[Records with drawing code]
*-*-*
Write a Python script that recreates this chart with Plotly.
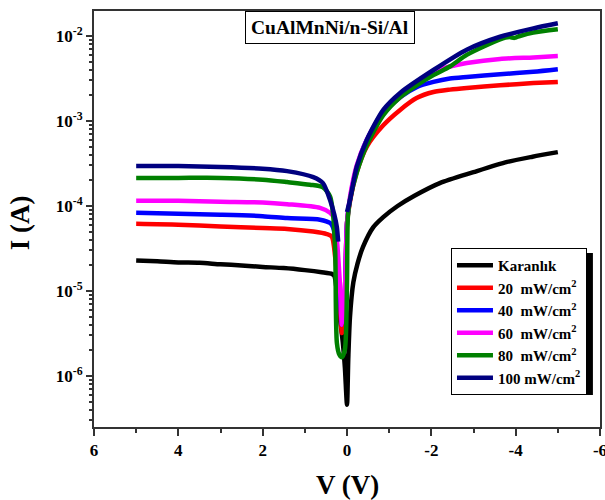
import plotly.graph_objects as go

# ---- data (V in volts, I in amperes) ----
names = ["Karanlık", "20  mW/cm<sup>2</sup>", "40  mW/cm<sup>2</sup>",
         "60  mW/cm<sup>2</sup>", "80  mW/cm<sup>2</sup>", "100 mW/cm<sup>2</sup>"]
colors = ["#000000", "#FF0000", "#0000FF", "#FF00FF", "#008000", "#000080"]

V_dark = [5.0, 4.5, 4.0, 3.5, 3.0, 2.5, 2.0, 1.5, 1.0, 0.6, 0.35, 0.3, 0.2, 0.1, 0.05, 0.0,
          -0.03, -0.07, -0.15, -0.25, -0.38, -0.62, -0.86, -1.2, -1.6, -2.2, -3.0, -3.8, -4.4, -5.0]
I_dark = [2.29e-5, 2.24e-5, 2.17e-5, 2.15e-5, 2.06e-5, 2.0e-5, 1.92e-5, 1.86e-5, 1.76e-5, 1.66e-5,
          1.58e-5, 1.51e-5, 6.3e-6, 2.5e-6, 1.26e-6, 4.6e-7,
          1.6e-6, 4.9e-6, 1.26e-5, 2.1e-5, 3.3e-5, 5.6e-5, 7.4e-5, 1.0e-4, 1.32e-4, 1.86e-4,
          2.5e-4, 3.3e-4, 3.8e-4, 4.3e-4]

V_20 = [5.0, 4.0, 3.0, 2.0, 1.42, 0.8, 0.48, 0.36, 0.28, 0.17, 0.12, 0.05, 0.0,
        -0.07, -0.23, -0.47, -0.86, -1.26, -1.65, -2.05, -2.44, -2.84, -3.63, -4.42, -5.0]
I_20 = [6.17e-5, 6.03e-5, 5.75e-5, 5.5e-5, 5.37e-5, 5.0e-5, 4.68e-5, 4.37e-5, 2.5e-5, 6.5e-6,
        3.2e-6, 1.0e-5, 6.3e-5, 1.12e-4, 2.5e-4, 5.0e-4, 8.9e-4, 1.35e-3, 1.86e-3, 2.19e-3,
        2.34e-3, 2.45e-3, 2.63e-3, 2.79e-3, 2.88e-3]

V_40 = [5.0, 4.0, 3.0, 2.0, 1.42, 0.64, 0.4, 0.33, 0.25, 0.17, 0.12, 0.05, 0.0,
        -0.07, -0.23, -0.47, -0.86, -1.26, -1.65, -2.05, -2.44, -2.84, -3.63, -4.42, -5.0]
I_40 = [8.3e-5, 8.1e-5, 7.9e-5, 7.6e-5, 7.2e-5, 6.9e-5, 6.3e-5, 5.6e-5, 3.2e-5, 9.5e-6,
        4.0e-6, 1.0e-5, 6.3e-5, 1.2e-4, 2.8e-4, 6.0e-4, 1.23e-3, 1.9e-3, 2.5e-3, 2.88e-3,
        3.16e-3, 3.3e-3, 3.55e-3, 3.8e-3, 4.07e-3]

V_60 = [5.0, 4.0, 3.0, 2.0, 1.42, 0.64, 0.4, 0.3, 0.24, 0.17, 0.12, 0.05, 0.0,
        -0.07, -0.23, -0.47, -0.86, -1.26, -1.65, -2.05, -2.44, -2.84, -3.63, -4.42, -5.0]
I_60 = [1.15e-4, 1.15e-4, 1.12e-4, 1.10e-4, 1.05e-4, 9.5e-5, 8.3e-5, 7.1e-5, 4.0e-5, 1.26e-5,
        4.0e-6, 1.0e-5, 6.3e-5, 1.26e-4, 3.0e-4, 6.0e-4, 1.29e-3, 1.9e-3, 2.88e-3, 3.8e-3,
        4.37e-3, 4.8e-3, 5.37e-3, 5.6e-3, 5.8e-3]

V_80 = [5.0, 4.0, 3.0, 2.0, 1.42, 0.88, 0.57, 0.4, 0.33, 0.28, 0.24, 0.18, 0.12, 0.05, 0.0,
        -0.02, -0.07, -0.23, -0.47, -0.86, -1.26, -1.65, -2.05, -2.44, -2.84, -3.63, -3.85,
        -3.97, -4.1, -4.42, -5.0]
I_80 = [2.14e-4, 2.14e-4, 2.14e-4, 2.04e-4, 1.91e-4, 1.78e-4, 1.66e-4, 1.29e-4, 7.9e-5, 3.0e-5,
        2.45e-6, 1.78e-6, 1.66e-6, 2.04e-6, 1.26e-5, 7.4e-5, 1.17e-4, 2.45e-4, 5.2e-4, 1.17e-3,
        1.9e-3, 2.63e-3, 3.47e-3, 4.37e-3, 6.0e-3, 9.1e-3, 9.7e-3, 9.5e-3, 1.0e-2, 1.1e-2, 1.2e-2]

V_100 = [5.0, 4.0, 3.0, 2.0, 1.42, 0.8, 0.57, 0.4, 0.3, 0.24, 0.21, None, 0.0,
         -0.07, -0.23, -0.47, -0.86, -1.26, -2.05, -2.84, -3.63, -4.42, -5.0]
I_100 = [2.95e-4, 2.95e-4, 2.88e-4, 2.75e-4, 2.57e-4, 2.19e-4, 1.86e-4, 1.17e-4, 7.9e-5, 5.6e-5,
         3.8e-5, None, 8.5e-5, 1.17e-4, 2.88e-4, 6.0e-4, 1.35e-3, 2.14e-3, 3.98e-3, 6.9e-3,
         9.8e-3, 1.23e-2, 1.41e-2]

x_ticks = [6, 4, 2, 0, -2, -4, -6]
x_ticktext = ["6", "4", "2", "0", "-2", "-4", "-6"]
y_ticks = [1e-6, 1e-5, 1e-4, 1e-3, 1e-2]
y_ticktext = ["10<sup>-6</sup>", "10<sup>-5</sup>", "10<sup>-4</sup>", "10<sup>-3</sup>", "10<sup>-2</sup>"]

series = [(V_dark, I_dark), (V_20, I_20), (V_40, I_40), (V_60, I_60), (V_80, I_80), (V_100, I_100)]

FONT = "Liberation Serif"

fig = go.Figure()
for i, (vx, iy) in enumerate(series):
    fig.add_trace(go.Scatter(
        x=vx, y=iy, mode="lines", name=names[i], legendrank=i + 1,
        legendgroup="g%d" % i,
        line=dict(color=colors[i], width=4.5, shape="spline", smoothing=0.7),
        connectgaps=False,
    ))

minor_y = [m * 10.0 ** e for e in range(-7, -1) for m in range(2, 10)]

fig.update_layout(
    width=605, height=500,
    margin=dict(l=94, r=5, t=11, b=73),
    paper_bgcolor="white", plot_bgcolor="white",
    font=dict(family=FONT, color="black"),
    showlegend=True,
    legend=dict(
        x=0.7055, y=0.43, xanchor="left", yanchor="top",
        bgcolor="white", bordercolor="black", borderwidth=1,
        font=dict(family=FONT, size=15, weight="bold", color="black"),
        itemwidth=36, traceorder="grouped", tracegroupgap=0,
    ),
    xaxis=dict(
        range=[6, -6], tickvals=x_ticks, ticktext=x_ticktext, automargin=False,
        ticklabeloverflow="allow",
        ticks="outside", ticklen=7, tickwidth=2, tickcolor="#333",
        showline=True, linecolor="#333", linewidth=2, mirror=True,
        showgrid=False, zeroline=False,
        tickfont=dict(family=FONT, size=17, weight="bold"),
        minor=dict(tickvals=[5, 3, 1, -1, -3, -5], ticks="outside", ticklen=4,
                   tickwidth=2, tickcolor="#333", showgrid=False),
    ),
    yaxis=dict(
        type="log", range=[-6.6, -1.706], tickvals=y_ticks, ticktext=y_ticktext,
        automargin=False, ticklabeloverflow="allow",
        ticks="outside", ticklen=6, tickwidth=2, tickcolor="#333",
        showline=True, linecolor="#333", linewidth=2, mirror=True,
        showgrid=False, zeroline=False,
        tickfont=dict(family=FONT, size=17, weight="bold"),
        minor=dict(tickvals=minor_y, ticks="outside", ticklen=3,
                   tickwidth=1.5, tickcolor="#333", showgrid=False),
    ),
    annotations=[
        dict(text="<b>CuAlMnNi/n-Si/Al</b>", xref="paper", yref="paper",
             x=0.466, y=0.96, xanchor="center", yanchor="middle", showarrow=False,
             font=dict(family=FONT, size=19.5, color="black"),
             bordercolor="black", borderwidth=1, borderpad=5, bgcolor="white"),
        dict(text="<b>V (V)</b>", xref="paper", yref="paper",
             x=0.5, y=-0.139, xanchor="center", yanchor="middle", showarrow=False,
             font=dict(family=FONT, size=27, color="black")),
        dict(text="<b>I (A)</b>", xref="paper", yref="paper", textangle=-90,
             x=-0.146, y=0.49, xanchor="center", yanchor="middle", showarrow=False,
             font=dict(family=FONT, size=27, color="black")),
    ],
    shapes=[dict(
        type="rect", xref="paper", yref="paper",
        x0=0.717, x1=0.986, y0=0.077, y1=0.418,
        fillcolor="black", line=dict(width=0), layer="above",
    )],
)

fig.write_html("out.html", config={"displayModeBar": False},
               post_script="document.body.style.margin='0';document.body.style.overflow='hidden';")
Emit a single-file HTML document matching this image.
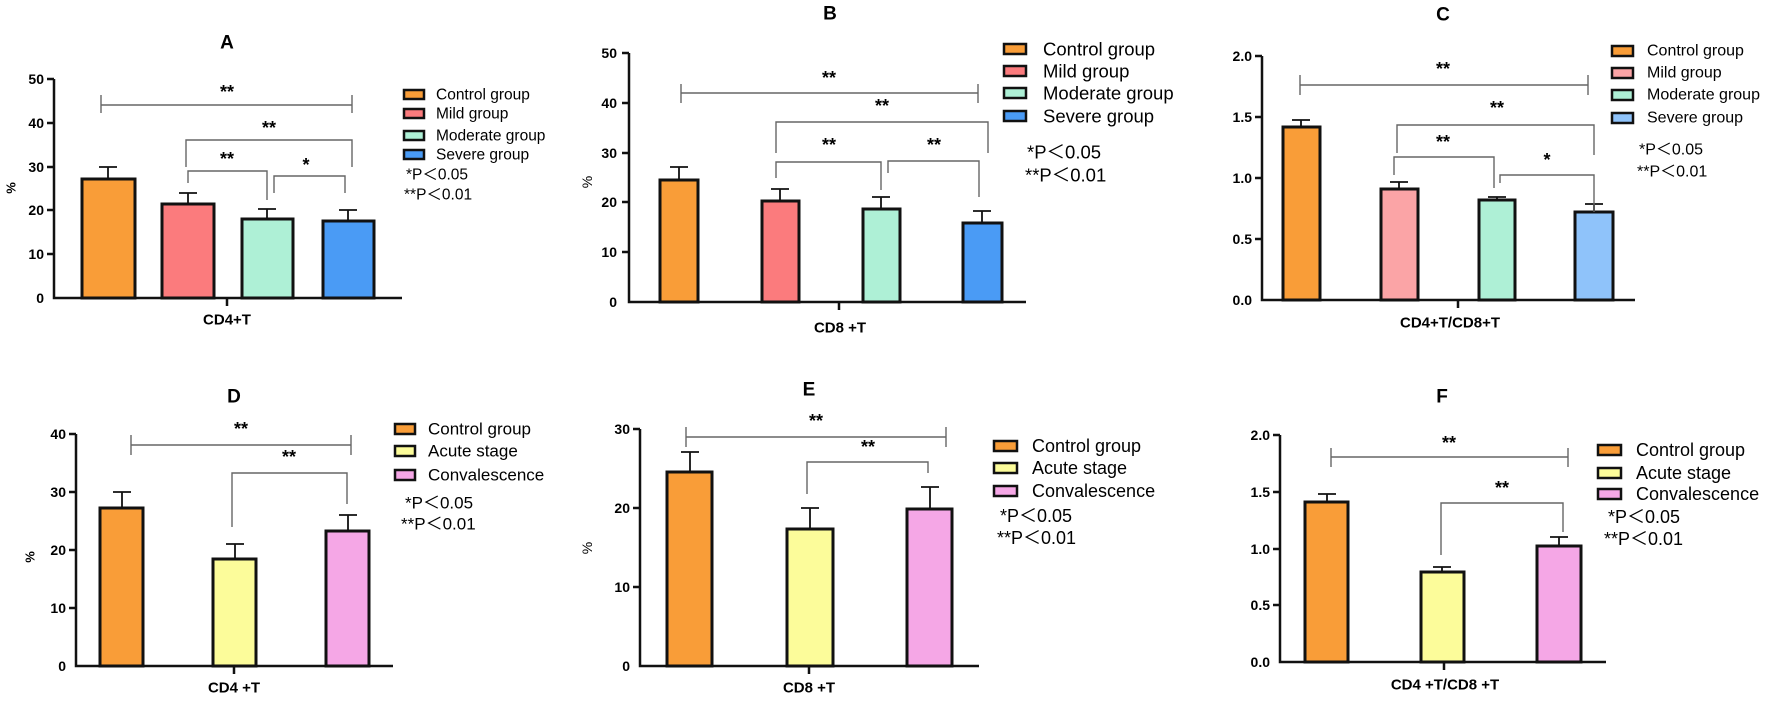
*-*-*
__Exercise directions__: Gather all lines with the string "document" from the data.

__Result__:
               post_script="document.body.style.margin='0';document.body.style.overflow='hidden';")
Emit a single-file HTML document matching this image.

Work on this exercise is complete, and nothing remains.